May 10th, 2008 by Rick London
A lifetime ago, I was living in Washington, D.C., working in corporate America, waking up at 6 am, rushing with my coffee while I brushed my teeth and put on my pinstripe suit and yellow power tie, and drove to work, arriving before rush hour. Then came more anxiety for rest of the night, usually a sleepless one.
Then came a myriad of health issues including, but not limited to, heart attack, a burst appendicitis, a dysfunctional vagus nerve (requiring an implant) and a myriad of other health problems, I was put on the corporate sidelines, and, doctors said I would not be working again and I had only been working less than 20 years.
Technically, I was disabled. I did not buy the term. I bought a cheap computer and learned all I could about the Internet. I learned how to be a cartoonist and writer. I learned how to outsource and license the manufacturing of my image products.
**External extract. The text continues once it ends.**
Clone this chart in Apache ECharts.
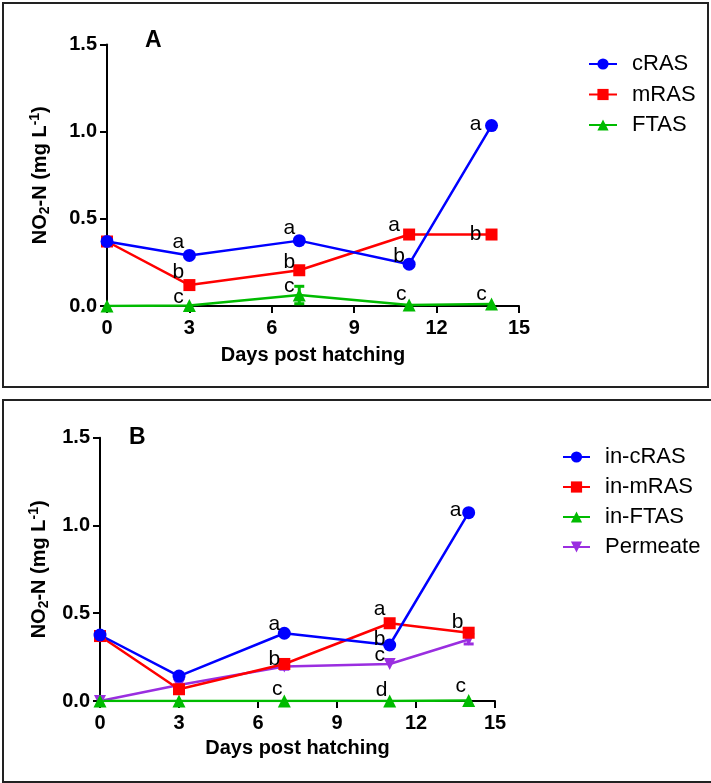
<!DOCTYPE html>
<html>
<head>
<meta charset="utf-8">
<script src="https://cdn.jsdelivr.net/npm/echarts@6/dist/echarts.min.js"></script>
<style>
html,body{margin:0;padding:0;background:#fff;}
#chart{width:711px;height:783px;}
</style>
</head>
<body>
<div id="chart"></div>
<script>
// ---------- DATA ----------
const days = [0, 3, 7, 11, 14];
const xTicks = [0, 3, 6, 9, 12, 15];
const yTicks = [0, 0.5, 1.0, 1.5];

// Panel A
const cRAS = [0.370, 0.290, 0.375, 0.240, 1.035];
const mRAS = [0.370, 0.120, 0.205, 0.410, 0.410];
const FTAS = [0.000, 0.003, 0.063, 0.006, 0.011];
const FTAS_err = [0, 0, 0.050, 0, 0];
const lettersCRAS = ['', 'a', 'a', 'b', 'a'];
const lettersMRAS = ['', 'b', 'b', 'a', 'b'];
const lettersFTAS = ['', 'c', 'c', 'c', 'c'];

// Panel B
const inCRAS = [0.376, 0.142, 0.386, 0.319, 1.073];
const inMRAS = [0.370, 0.067, 0.211, 0.443, 0.389];
const inFTAS = [0.000, 0.000, 0.000, 0.000, 0.003];
const permeate = [0.000, 0.091, 0.196, 0.211, 0.350];
const permeate_err = [0, 0, 0.015, 0, 0.025];
const lettersInCRAS = ['', '', 'a', 'b', 'a'];
const lettersInMRAS = ['', '', 'b', 'a', 'b'];
const lettersInFTAS = ['', '', 'c', 'd', 'c'];
const lettersPermeate = ['', '', '', 'c', ''];

// ---------- STYLE ----------
const FONT = 'Liberation Sans, Arial, sans-serif';
const BLUE = '#0000ff', RED = '#ff0000', GREEN = '#00bb00', PURPLE = '#9a2ee0';

const offA = {
  cRAS: [null, [-11, -13], [-10, -12], [-10, -8], [-16, -1]],
  mRAS: [null, [-11, -13], [-10, -8], [-15, -9], [-16, 0]],
  FTAS: [null, [-11, -8], [-10, -9], [-8, -11], [-10, -10]]
};
const offB = {
  inCRAS: [null, null, [-10, -9], [-10, -6], [-13, -2]],
  inMRAS: [null, null, [-10, -5], [-10, -14], [-11, -11]],
  inFTAS: [null, null, [-7, -12], [-8, -11], [-8, -14]],
  permeate: [null, null, null, [-10, -9], null]
};

function pts(vals, letters, offs) {
  return days.map((d, i) => {
    const l = letters[i];
    const item = { value: [d, vals[i]] };
    if (l) {
      item.label = {
        show: true, position: 'inside', formatter: l, offset: offs[i] || [0, 0],
        color: '#000', fontSize: 21, fontFamily: FONT, fontWeight: 'normal'
      };
    } else {
      item.label = { show: false };
    }
    return item;
  });
}

function lineSeries(name, idx, vals, letters, offs, color, symbol, size) {
  return {
    name, type: 'line', xAxisIndex: idx, yAxisIndex: idx,
    data: pts(vals, letters, offs),
    symbol, symbolSize: size, showSymbol: true,
    lineStyle: { color, width: 2.5 },
    itemStyle: { color, borderWidth: 0 },
    emphasis: { disabled: true },
    z: 4,
    animation: false
  };
}

function errSeries(idx, vals, errs, color) {
  const data = days.map((d, i) => [d, vals[i], errs[i]]).filter(r => r[2] > 0);
  return {
    type: 'custom', xAxisIndex: idx, yAxisIndex: idx, data, silent: true, z: 2,
    animation: false,
    renderItem: function (params, api) {
      const x = api.value(0), y = api.value(1), e = api.value(2);
      const top = api.coord([x, y + e]);
      const bot = api.coord([x, Math.max(0, y - e)]);
      const w = 5;
      return {
        type: 'group',
        children: [
          { type: 'line', shape: { x1: top[0], y1: top[1], x2: bot[0], y2: bot[1] }, style: { stroke: color, lineWidth: 3 } },
          { type: 'line', shape: { x1: top[0] - w, y1: top[1], x2: top[0] + w, y2: top[1] }, style: { stroke: color, lineWidth: 3 } },
          { type: 'line', shape: { x1: bot[0] - w, y1: bot[1], x2: bot[0] + w, y2: bot[1] }, style: { stroke: color, lineWidth: 3 } }
        ]
      };
    }
  };
}

const axisLine = { show: true, onZero: false, lineStyle: { color: '#000', width: 2 } };
const axisTick = { show: true, inside: false, length: 7, lineStyle: { color: '#000', width: 2 } };
const tickFont = { color: '#000', fontSize: 20, fontWeight: 'bold', fontFamily: FONT };

function xAxis(idx, gap) {
  return {
    type: 'value', gridIndex: idx, min: xTicks[0], max: xTicks[xTicks.length - 1], interval: 3,
    axisLine, axisTick, splitLine: { show: false },
    axisLabel: Object.assign({ margin: 12 }, tickFont),
    name: 'Days post hatching', nameLocation: 'middle', nameGap: gap,
    nameTextStyle: { color: '#000', fontSize: 20, fontWeight: 'bold', fontFamily: FONT }
  };
}
const nameRich = {
  b: { fontSize: 20, fontWeight: 'bold', fontFamily: FONT, color: '#000', lineHeight: 24 },
  s: { fontSize: 14, fontWeight: 'bold', fontFamily: FONT, color: '#000', lineHeight: 14, verticalAlign: 'bottom' },
  p: { fontSize: 14, fontWeight: 'bold', fontFamily: FONT, color: '#000', lineHeight: 14, verticalAlign: 'top' }
};
function yAxis(idx, gap) {
  return {
    type: 'value', gridIndex: idx, min: yTicks[0], max: yTicks[yTicks.length - 1], interval: 0.5,
    axisLine, axisTick, splitLine: { show: false },
    axisLabel: Object.assign({ margin: 10, formatter: v => v.toFixed(1) }, tickFont),
    name: '{b|NO}{s|2}{b|-N (mg L}{p|-1}{b|)}', nameLocation: 'middle', nameGap: gap, nameRotate: 90,
    nameTextStyle: { rich: nameRich }
  };
}

const legendText = { color: '#000', fontSize: 22, fontFamily: FONT, lineHeight: 22, padding: [0, 0, 0, 10] };

const option = {
  backgroundColor: '#fff',
  animation: false,
  grid: [
    { left: 107, top: 44.5, width: 412, height: 261.5 },
    { left: 100, top: 437.7, width: 395, height: 263.3 }
  ],
  xAxis: [xAxis(0, 39), xAxis(1, 37)],
  yAxis: [yAxis(0, 55), yAxis(1, 48)],
  legend: [
    {
      data: ['cRAS', 'mRAS', 'FTAS'], orient: 'vertical', left: 583, top: 48,
      itemWidth: 28, itemHeight: 14, itemGap: 8.5, textStyle: legendText, selectedMode: false
    },
    {
      data: ['in-cRAS', 'in-mRAS', 'in-FTAS', 'Permeate'], orient: 'vertical', left: 557, top: 441,
      itemWidth: 27, itemHeight: 14, itemGap: 8, textStyle: legendText, selectedMode: false
    }
  ],
  graphic: [
    { type: 'rect', shape: { x: 3, y: 3, width: 705, height: 384 }, style: { fill: 'none', stroke: '#222', lineWidth: 2 }, z: 100, silent: true },
    { type: 'rect', shape: { x: 3, y: 400, width: 740, height: 382 }, style: { fill: 'none', stroke: '#222', lineWidth: 2 }, z: 100, silent: true },
    { type: 'text', left: 145, top: 29, style: { text: 'A', fontSize: 23, fontWeight: 'bold', fontFamily: FONT, fill: '#000' } },
    { type: 'text', left: 129, top: 426, style: { text: 'B', fontSize: 23, fontWeight: 'bold', fontFamily: FONT, fill: '#000' } }
  ],
  series: [
    errSeries(0, FTAS, FTAS_err, GREEN),
    lineSeries('FTAS', 0, FTAS, lettersFTAS, offA.FTAS, GREEN, 'triangle', 13),
    lineSeries('mRAS', 0, mRAS, lettersMRAS, offA.mRAS, RED, 'rect', 12),
    lineSeries('cRAS', 0, cRAS, lettersCRAS, offA.cRAS, BLUE, 'circle', 13),

    errSeries(1, permeate, permeate_err, PURPLE),
    lineSeries('Permeate', 1, permeate, lettersPermeate, offB.permeate, PURPLE, 'path://M0,0 L10,0 L5,10 Z', 12),
    lineSeries('in-FTAS', 1, inFTAS, lettersInFTAS, offB.inFTAS, GREEN, 'triangle', 13),
    lineSeries('in-mRAS', 1, inMRAS, lettersInMRAS, offB.inMRAS, RED, 'rect', 12),
    lineSeries('in-cRAS', 1, inCRAS, lettersInCRAS, offB.inCRAS, BLUE, 'circle', 13)
  ]
};

const chart = echarts.init(document.getElementById('chart'), null, { renderer: 'canvas' });
chart.setOption(option);
</script>
</body>
</html>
I became an entrepreneur within a few years, yet big brother insisted I was too sick to work.
A top-ranked offbeat cartoon site and twelve stores later in ten years of being disabled I called Social Security. They were kind but patronizing as if I were a child playing in a sandbox. “Still disabled.”
At age 47. I went back to college and even received a scholarship, completed 3 years but had to drop due to health reasons. It was not an easy college, a small (known to be difficult) private school. I made good grades. Still, I was disabled. I was beginning to realize the scars a label like “disabled” can make. They are deep and they fester. I do not feel disabled. I am a hard and honest worker. I know many others who were also put on the corporate sidelines. That could be why there are now approximately 30 million home office workers in the U.S. and, ironically provide more jobs while major corporations are downsizing.
I let the government know of my activities, yet they simply ignored my suggestion that maybe a disability is not a disability at all. If one really wants to do something, it can be done.
I believe we need to stop and think about labeling others and look within. Just because a person has fallen ill does not mean he/she cannot be a productive member of society. I have since learned many others have gone on to do things I hope one day to be able to do.